Edcon Plans Hiring Spree to Boost Recovery After Bain’s Exitby
South African clothing retailer to add more than 2,000 staff
Job creation to give boost to economy with 27% unemployment
Edcon Holdings Ltd. plans to increase its workforce by almost 7 percent and slash prices as South Africa’s largest clothing retailer kick-starts a recovery plan following the exit of U.S. private equity firm Bain Capital Partners LLC.
The owner of the Edgars and Jet chains is seeking to lure customers back to its stores with more than 2,000 new staff specifically trained in the clothing ranges in their departments, Chief Executive Officer Bernie Brookes said in an interview on Wednesday. The move will help to undo the impact of job cuts made by Johannesburg-based Edcon as it struggled under a debt burden caused by Bain’s 25 billion-rand ($1.8 billion) purchase in 2007.
“We must be the only value-added department store in the world where you self serve shoes, when what you really want is somebody to come and try them, fit them, make sure they are the right size,” Brookes, 57, said at Bloomberg’s Johannesburg office. “I expect by the time we finish we will end up putting 2,500 people back into the stores to provide good customer service.”
About a fifth of those may come from stores Edcon is closing, he said, while the rest will be hired.
The CEO is embarking on a four-year turnaround plan after Bain handed ownership of Edcon to creditors including Franklin Templeton of the U.S. in a debt-for-equity swap, reducing the debt burden to 6 billion rand from 26.7 billion rand. The 87-year-old retailer, which employs about 30,000 people outside of peak season, has seen sales decline in its more than 1,500 stores while managing the business largely to make debt repayments, Brookes said.
Edcon plans to “stop the rot” in its first year under the ownership of creditors, cease losing market share in the second and start to claw it back in years three and four, the CEO said. The retailer plans to sell shares on the Johannesburg Stock Exchange when the business is in better shape, he said.

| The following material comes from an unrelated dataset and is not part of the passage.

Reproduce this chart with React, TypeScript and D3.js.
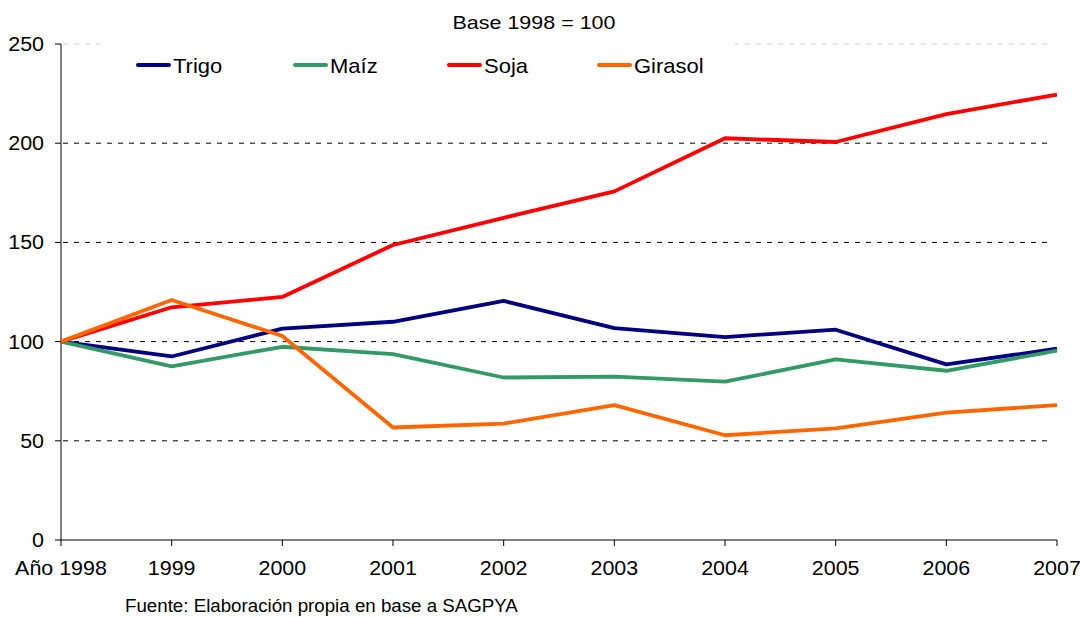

The company will also cut prices and accept a lower profit margin on clothing to increase sales and compete in a market toughened by the entry of overseas retailers such as Hennes & Mauritz AB and Inditex SA-owned Zara, Brookes said. Edcon will reduce the number of international brands in the Edgar stores, some of which were ill-suited to South African tastes, according to the CEO.
Edcon is gaining some extra financial breathing room through the 637 million-rand sale of its Legit fashion chain. The divestment also helps “create a simpler, more agile business that is focused on carefully selected offerings,” Brookes said. While talks aren’t taking place to sell other peripheral units such as CNA, Red Square or Boardmans, the company would consider offers at the right price, he said.
Once these units “are fixed up, we would see if we would do one IPO of the whole business or could consider selling some then,” said the CEO, who joined Edcon a year ago after previously running Melbourne-based department store Myer Holdings Ltd.
South African consumer confidence has been hurt by an unemployment rate of 27 percent while economic growth is expected to slow to 0.1 percent this year, according to the International Monetary Fund. Retail sales grew at the slowest pace in more than two years in July, and Edcon reported a 8.1 percent drop in first-quarter retail sales to 6 billion rand.
“When I looked at this business, as complex as it was, I thought I could make a difference here,” Brookes said. “We know we’ve got a plan that will work and we can turn this business around.”